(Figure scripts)
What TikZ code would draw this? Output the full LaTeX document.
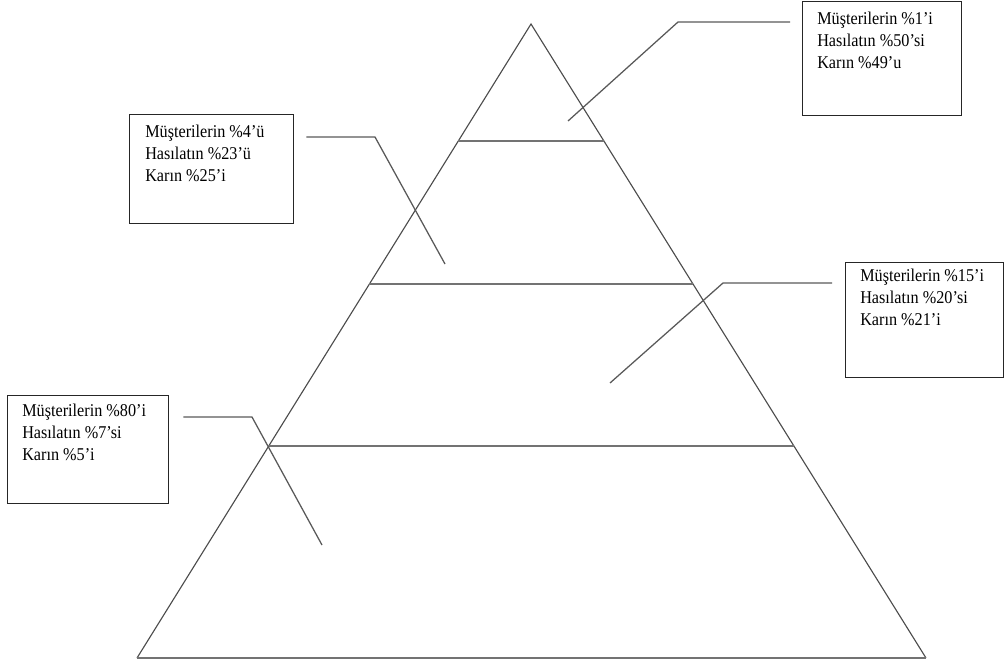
\documentclass[tikz,border=0pt]{standalone}
\usepackage{fontspec}
\setmainfont{Liberation Serif}[FakeStretch=0.9]
\usetikzlibrary{calc}

\tikzset{
  kutu/.style={draw=black!85,line width=0.9pt,anchor=north west,inner sep=0pt},
  yazi/.style={anchor=north west,align=left,inner sep=0pt,font=\fontsize{12.8}{15.6}\selectfont},
  kenar/.style={draw=black!70,line width=0.8pt},
  kat/.style={draw=black!55,line width=1.3pt},
  ok/.style={draw=black!65,line width=0.9pt}
}

\begin{document}
\begin{tikzpicture}[x=0.025cm,y=-0.025cm,line join=miter]
  \useasboundingbox (0,0) rectangle (1004,664);
  % piramit
  \coordinate (tepe) at (531,24);
  \coordinate (sol) at (137,658);
  \coordinate (sag) at (926,658);
  \draw[kenar] (sol) -- (tepe) -- (sag);
  \draw[kat] (sol) -- (sag);
  \foreach \f in {0.1845,0.410,0.6656}
    \draw[kat] ($(tepe)!\f!(sol)$) -- ($(tepe)!\f!(sag)$);
  % kutular
  \node[kutu,minimum width=3.975cm,minimum height=2.85cm] (k1) at (802,1) {};
  \node[kutu,minimum width=4.1cm,minimum height=2.725cm] (k2) at (129,114) {};
  \node[kutu,minimum width=3.95cm,minimum height=2.875cm] (k3) at (845,262) {};
  \node[kutu,minimum width=4.025cm,minimum height=2.7cm] (k4) at (7,395) {};
  \node[yazi] (y1) at ([shift={(15,11)}]k1.north west) {Müşterilerin \%1’i\\Hasılatın \%50’si\\Karın \%49’u};
  \node[yazi] (y2) at ([shift={(16,11)}]k2.north west) {Müşterilerin \%4’ü\\Hasılatın \%23’ü\\Karın \%25’i};
  \node[yazi] (y3) at ([shift={(15,7)}]k3.north west) {Müşterilerin \%15’i\\Hasılatın \%20’si\\Karın \%21’i};
  \node[yazi] (y4) at ([shift={(15,9)}]k4.north west) {Müşterilerin \%80’i\\Hasılatın \%7’si\\Karın \%5’i};
  % oklar
  \coordinate (h1) at (568,121);
  \coordinate (h2) at (445,264);
  \coordinate (h3) at (610,383);
  \coordinate (h4) at (322,545);
  \draw[ok] ([shift={(-12,21)}]k1.north west) -- (678,22) -- (h1);
  \draw[ok] ([shift={(12,23)}]k2.north east) -- (375,137) -- (h2);
  \draw[ok] ([shift={(-13,21)}]k3.north west) -- (723,283) -- (h3);
  \draw[ok] ([shift={(14,22)}]k4.north east) -- (252,417) -- (h4);
\end{tikzpicture}
\end{document}
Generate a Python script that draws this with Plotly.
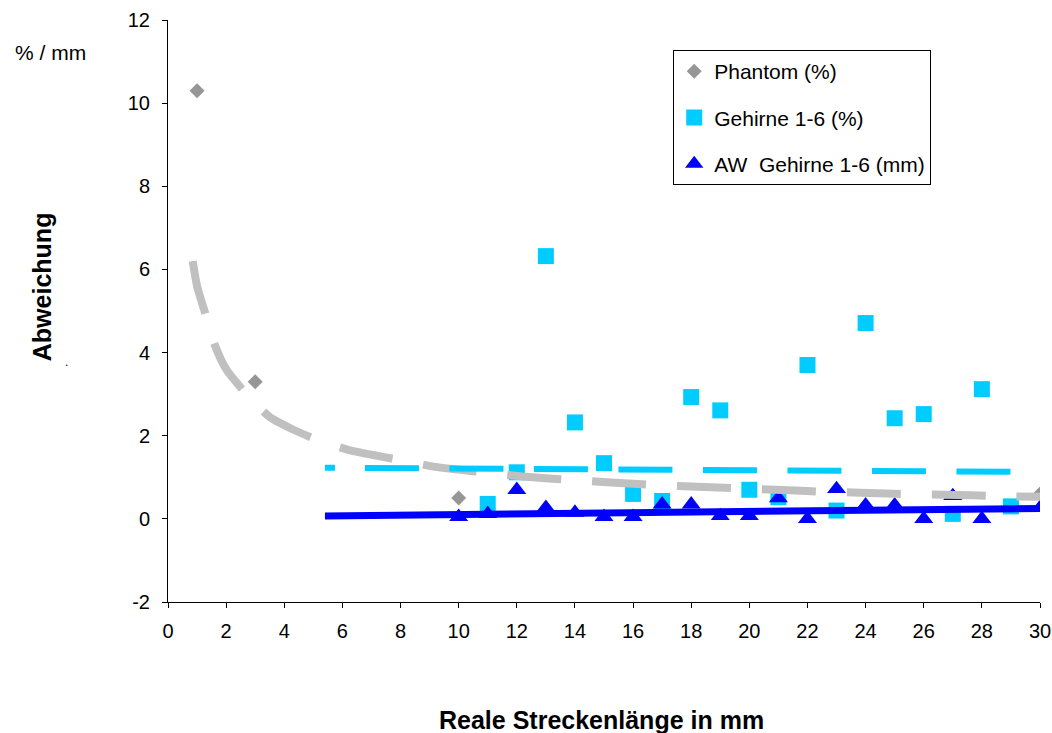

AIM → Restate the records above in full, word for word. Keep pictures out.

CORRECT RESPONSE →
What TikZ code would draw this? Output the full LaTeX document.
\documentclass[tikz,border=0pt]{standalone}
\usepackage{fontspec}
\setmainfont{Liberation Serif}[FakeStretch=0.9]
\usetikzlibrary{calc}

\tikzset{
  kutu/.style={draw=black!85,line width=0.9pt,anchor=north west,inner sep=0pt},
  yazi/.style={anchor=north west,align=left,inner sep=0pt,font=\fontsize{12.8}{15.6}\selectfont},
  kenar/.style={draw=black!70,line width=0.8pt},
  kat/.style={draw=black!55,line width=1.3pt},
  ok/.style={draw=black!65,line width=0.9pt}
}

\begin{document}
\begin{tikzpicture}[x=0.025cm,y=-0.025cm,line join=miter]
  \useasboundingbox (0,0) rectangle (1004,664);
  % piramit
  \coordinate (tepe) at (531,24);
  \coordinate (sol) at (137,658);
  \coordinate (sag) at (926,658);
  \draw[kenar] (sol) -- (tepe) -- (sag);
  \draw[kat] (sol) -- (sag);
  \foreach \f in {0.1845,0.410,0.6656}
    \draw[kat] ($(tepe)!\f!(sol)$) -- ($(tepe)!\f!(sag)$);
  % kutular
  \node[kutu,minimum width=3.975cm,minimum height=2.85cm] (k1) at (802,1) {};
  \node[kutu,minimum width=4.1cm,minimum height=2.725cm] (k2) at (129,114) {};
  \node[kutu,minimum width=3.95cm,minimum height=2.875cm] (k3) at (845,262) {};
  \node[kutu,minimum width=4.025cm,minimum height=2.7cm] (k4) at (7,395) {};
  \node[yazi] (y1) at ([shift={(15,11)}]k1.north west) {Müşterilerin \%1’i\\Hasılatın \%50’si\\Karın \%49’u};
  \node[yazi] (y2) at ([shift={(16,11)}]k2.north west) {Müşterilerin \%4’ü\\Hasılatın \%23’ü\\Karın \%25’i};
  \node[yazi] (y3) at ([shift={(15,7)}]k3.north west) {Müşterilerin \%15’i\\Hasılatın \%20’si\\Karın \%21’i};
  \node[yazi] (y4) at ([shift={(15,9)}]k4.north west) {Müşterilerin \%80’i\\Hasılatın \%7’si\\Karın \%5’i};
  % oklar
  \coordinate (h1) at (568,121);
  \coordinate (h2) at (445,264);
  \coordinate (h3) at (610,383);
  \coordinate (h4) at (322,545);
  \draw[ok] ([shift={(-12,21)}]k1.north west) -- (678,22) -- (h1);
  \draw[ok] ([shift={(12,23)}]k2.north east) -- (375,137) -- (h2);
  \draw[ok] ([shift={(-13,21)}]k3.north west) -- (723,283) -- (h3);
  \draw[ok] ([shift={(14,22)}]k4.north east) -- (252,417) -- (h4);
\end{tikzpicture}
\end{document}
Generate a Python script that draws this with Plotly.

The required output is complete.